Si parla tanto di persone migranti morte in mare, quando si dà notizia delle migrazioni verso l’Europa. Si sanno i numeri degli sbarchi, le percentuali sugli arrivi, ma questa narrazione spesso omette quel che accade prima, nei paesi di transito come Niger, Egitto, Tunisia, Libia e altri stati africani. E nell’omissione si perde la responsabilità europea di quel che lì accade.
A puntare il dito è l’ultimo report pubblicato da OIM (Organizzazione internazionale per le migrazioni), UNHCR (Alto commissariato delle Nazioni unite per i rifugiati) e Mixed Migration Centre.
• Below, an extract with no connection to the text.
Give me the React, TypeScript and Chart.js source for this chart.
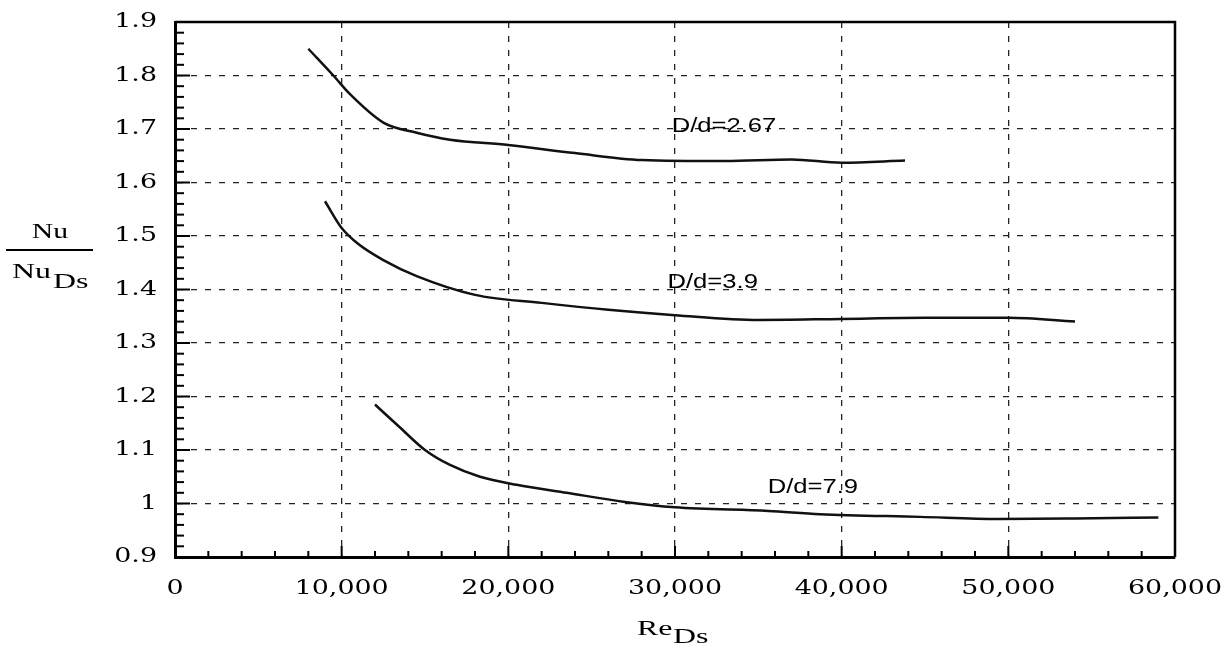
import { useEffect, useRef } from 'react';
import { Chart, registerables } from 'chart.js';

Chart.register(...registerables);

// Axis ranges
const xMin = 0;
const xMax = 60000;
const xStep = 10000;
const xMinorStep = 2000;
const yMin = 0.9;
const yMax = 1.9;
const yStep = 0.1;
const yMinorCount = 50; // minor ticks every 0.02

// D/d = 2.67
const re267 = [8000, 9500, 10500, 12500, 14500, 16500, 20000, 24000, 28000, 33000, 37000, 40000, 43800];
const nu267 = [1.85, 1.80, 1.765, 1.712, 1.693, 1.68, 1.67, 1.655, 1.642, 1.64, 1.643, 1.637, 1.641];

// D/d = 3.9
const re39 = [9000, 10000, 11000, 12500, 14500, 18000, 22000, 26000, 30000, 35000, 40000, 45000, 50000, 54000];
const nu39 = [1.565, 1.515, 1.485, 1.455, 1.425, 1.39, 1.375, 1.362, 1.352, 1.343, 1.345, 1.347, 1.347, 1.34];

// D/d = 7.9
const re79 = [12000, 13500, 15000, 16500, 18300, 20500, 23500, 27000, 30000, 35600, 38700, 44700, 49400, 54000, 59000];
const nu79 = [1.185, 1.142, 1.10, 1.072, 1.05, 1.035, 1.02, 1.003, 0.993, 0.986, 0.98, 0.975, 0.971, 0.972, 0.974];

// Curve labels
const labelTexts = ['D/d=2.67', 'D/d=3.9', 'D/d=7.9'];
const labelRe = [29800, 29550, 35560];
const labelNu = [1.706, 1.413, 1.031];

const tickFontCss = '21px "DejaVu Serif"';
const labelFontCss = '21px "Liberation Sans"';
const titleFontCss = '22px "Liberation Serif"';

const toPoints = (xs: number[], ys: number[]) => xs.map((x, i) => ({ x, y: ys[i] }));

const formatX = (v: number) => Number(v).toLocaleString('en-US');
const formatY = (v: number) => String(Number(Number(v).toFixed(1)));

function drawText(
  ctx: CanvasRenderingContext2D,
  text: string,
  x: number,
  y: number,
  align: CanvasTextAlign,
  baseline: CanvasTextBaseline,
  sx: number,
) {
  ctx.save();
  ctx.translate(x, y);
  ctx.scale(sx, 1);
  ctx.textAlign = align;
  ctx.textBaseline = baseline;
  ctx.fillText(text, 0, 0);
  ctx.restore();
}

const framePlugin = {
  id: 'frame',
  afterDraw(chart: any) {
    const { ctx, chartArea, scales } = chart;
    const { left, right, top, bottom } = chartArea;
    const xs = scales.x;
    const ys = scales.y;
    ctx.save();
    ctx.strokeStyle = '#000';
    ctx.lineWidth = 2.5;
    ctx.beginPath();
    ctx.moveTo(left, top);
    ctx.lineTo(right, top);
    ctx.lineTo(right, bottom);
    ctx.stroke();

    // minor ticks on x axis
    ctx.lineWidth = 2;
    for (let v = xMin; v <= xMax; v += xMinorStep) {
      const px = xs.getPixelForValue(v);
      const major = v % xStep === 0;
      const len = major ? 11 : 6;
      ctx.beginPath();
      ctx.moveTo(px, bottom);
      ctx.lineTo(px, bottom - len);
      ctx.stroke();
    }
    // minor ticks on y axis
    for (let i = 0; i <= yMinorCount; i++) {
      const v = yMin + (i * (yMax - yMin)) / yMinorCount;
      const py = ys.getPixelForValue(v);
      const major = i % 5 === 0;
      const len = major ? 15 : 9;
      ctx.beginPath();
      ctx.moveTo(left, py);
      ctx.lineTo(left + len, py);
      ctx.stroke();
    }

    ctx.fillStyle = '#000';

    // tick labels (from the scales' own ticks)
    ctx.font = tickFontCss;
    xs.ticks.forEach((t: any) => {
      const px = xs.getPixelForValue(t.value);
      drawText(ctx, formatX(t.value), px, bottom + 32, 'center', 'middle', 1.28);
    });
    ys.ticks.forEach((t: any) => {
      const py = ys.getPixelForValue(t.value);
      drawText(ctx, formatY(t.value), left - 18, py, 'right', 'middle', 1.28);
    });

    // curve labels
    ctx.font = labelFontCss;
    labelTexts.forEach((t, i) => {
      const px = xs.getPixelForValue(labelRe[i]);
      const py = ys.getPixelForValue(labelNu[i]);
      drawText(ctx, t, px, py, 'left', 'middle', 1.22);
    });

    // y title: Nu / Nu_Ds
    ctx.font = titleFontCss;
    drawText(ctx, 'Nu', 50, 238, 'center', 'alphabetic', 1.35);
    ctx.lineWidth = 2;
    ctx.beginPath();
    ctx.moveTo(6, 250);
    ctx.lineTo(93, 250);
    ctx.stroke();
    drawText(ctx, 'Nu', 12, 278, 'left', 'alphabetic', 1.45);
    drawText(ctx, 'Ds', 53, 288, 'left', 'alphabetic', 1.45);

    // x title: Re_Ds
    drawText(ctx, 'Re', 637, 635, 'left', 'alphabetic', 1.45);
    drawText(ctx, 'Ds', 673, 643, 'left', 'alphabetic', 1.45);

    ctx.restore();
  },
};

export default function App() {
  const canvasRef = useRef<HTMLCanvasElement>(null);

  useEffect(() => {
    if (!canvasRef.current) return;
    const lineStyle = {
      borderColor: '#111',
      borderWidth: 2.5,
      pointRadius: 0,
      fill: false,
      cubicInterpolationMode: 'monotone' as const,
    };
    const chart = new Chart(canvasRef.current, {
      type: 'line',
      data: {
        datasets: [
          { label: 'D/d=2.67', data: toPoints(re267, nu267), ...lineStyle },
          { label: 'D/d=3.9', data: toPoints(re39, nu39), ...lineStyle },
          { label: 'D/d=7.9', data: toPoints(re79, nu79), ...lineStyle },
        ],
      },
      options: {
        responsive: false,
        animation: false,
        layout: { padding: { top: 22, right: 53, left: 0, bottom: 0 } },
        plugins: { legend: { display: false }, tooltip: { enabled: false } },
        scales: {
          x: {
            type: 'linear',
            min: xMin,
            max: xMax,
            afterFit: (s: any) => {
              s.height = 90;
            },
            ticks: {
              display: false,
              stepSize: xStep,
              autoSkip: false,
              maxRotation: 0,
            },
            grid: {
              drawTicks: false,
              lineWidth: 1.3,
              color: (c: any) =>
                c.tick && (c.tick.value === xMin || c.tick.value === xMax) ? 'rgba(0,0,0,0)' : '#222',
            },
            border: { color: '#000', width: 3, dash: [6, 8] },
          },
          y: {
            type: 'linear',
            min: yMin,
            max: yMax,
            afterFit: (s: any) => {
              s.width = 175;
            },
            ticks: {
              display: false,
              stepSize: yStep,
            },
            grid: {
              drawTicks: false,
              lineWidth: 1.3,
              color: (c: any) =>
                c.tick && (Math.abs(c.tick.value - yMin) < 1e-6 || Math.abs(c.tick.value - yMax) < 1e-6)
                  ? 'rgba(0,0,0,0)'
                  : '#222',
            },
            border: { color: '#000', width: 3, dash: [6, 8] },
          },
        },
      },
      plugins: [framePlugin],
    });
    return () => chart.destroy();
  }, []);

  return (
    <div style={{ position: 'fixed', left: 0, top: 0, width: 1228, height: 647, background: '#fff' }}>
      <canvas ref={canvasRef} width={1228} height={647} />
    </div>
  );
}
Sono questi tre organismi a descrivere ciò che accade in queste realtà africane a chi cerca di varcare i confini, lo fanno denunciando gli orrori, le torture, le violenze, i rapimenti, le detenzioni, le espulsioni e, non di rado, le morti.
Nel report si sottolinea come spesso l’Unione Europea denunci le azioni dei trafficanti di esseri umani, senza però soffermarsi sulle proprie responsabilità, sul ruolo che la UE ha in tutto questo. Una responsabilità determinata da scelte ben precise come quelle delle politiche di esternalizzazione del controllo delle frontiere.
Controllo che si trasforma in abusi, violazione dei diritti e sfruttamento delle persone migranti che cercano di varcare i confini diventando merce di scambio.
Nel rapporto sono vari gli esempi che nascono all’interno del nuovo Patto sull’immigrazione e asilo, approvato dal Parlamento europeo prima delle elezioni di giugno. Uno fra tutti quello siglato con l’Egitto, un pacchetto da 7,4 miliardi di euro per impedire le partenze.
Poco importa se è paese da regime autoritario, se vi sono detenzioni e morti ingiuste (l’Italia ne sa qualcosa con Regeni e Zaki). L’obiettivo è fermare i flussi. Obiettivo che sta alla base degli accordi con la Tunisia e la Mauritania. Insomma report nuovo, per notizie inascoltate di cui avevamo scritto non molto tempo fa.